DMO Offers N800bn in FGN Bonds for Subscription

The Debt Management Office has announced the offer of three Federal Government of Nigeria bonds valued at N800 billion for public subscription, with each unit priced at N1,000.

In a statement issued on February 17, the DMO said the offer includes a N400 billion bond with a 17.95 percent annual coupon, maturing in June 2032. This is a reopening of a previously issued seven-year bond.

Also on offer is a N300 billion bond at 19.89 percent interest, due in May 2034, alongside a N100 billion bond carrying a 19 percent coupon rate and maturing in February 2034. Both are reopenings of existing 10-year instruments.

“Units of sale is N1,000 per unit subject to a minimum subscription of N50,001,000 and in multiples of N1,000 thereafter,” the DMO stated.

The agency explained that successful bidders for reopened bonds will pay a price based on the yield-to-maturity that clears the auction volume, in addition to any accrued interest.

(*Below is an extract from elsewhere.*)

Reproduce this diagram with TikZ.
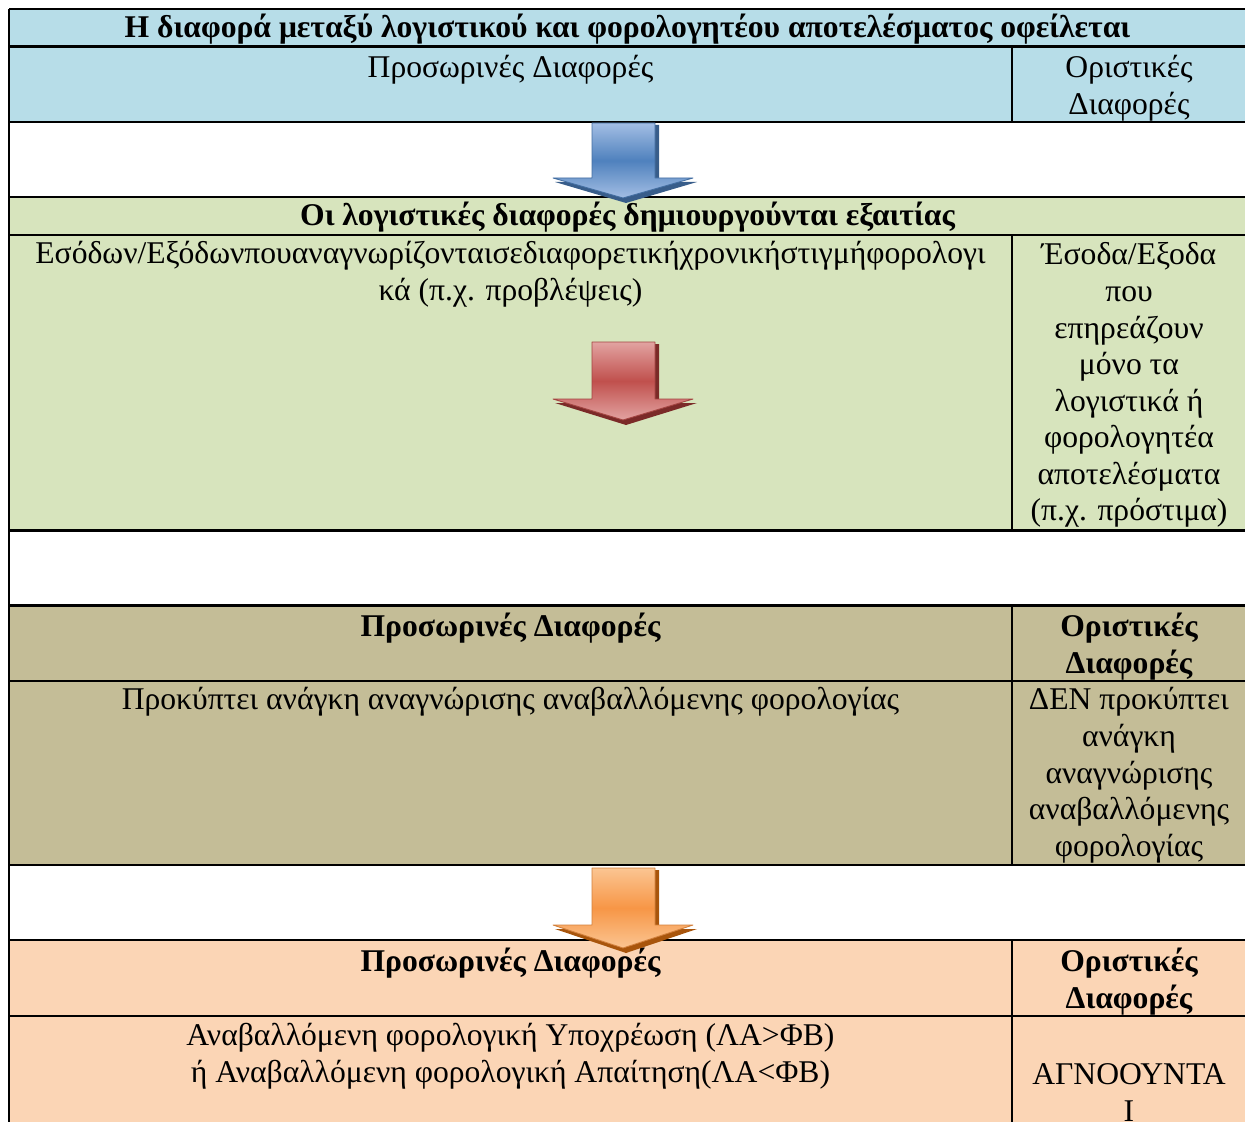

Interest payments will be made semi-annually, while the principal will be repaid in full at maturity.

According to the DMO, the bonds qualify as trustee investment securities under the Trustee Investment Act and are recognized as government securities under the Company Income Tax Act and Personal Income Tax Act, making them tax-exempt for pension funds and certain other investors.

The instruments are listed on both FMDQ OTC Securities Exchange and Nigerian Exchange Limited. The DMO added that all FGN bonds qualify as liquid assets for banks’ liquidity ratio calculations.

The bonds are backed by the full faith and credit of the Federal Government of Nigeria and are charged upon the general assets of the country.

The agency advised interested investors to contact authorized dealers for participation, noting that it reserves the right to allot bonds at its discretion.

Now, stepping back a little. These yields are high. On paper, they look attractive, especially in a high-interest environment. But high yields usually reflect broader economic conditions, inflation pressures, fiscal realities. So while institutional investors may move in quickly, retail participants should pause and think about liquidity, inflation risk, and opportunity cost.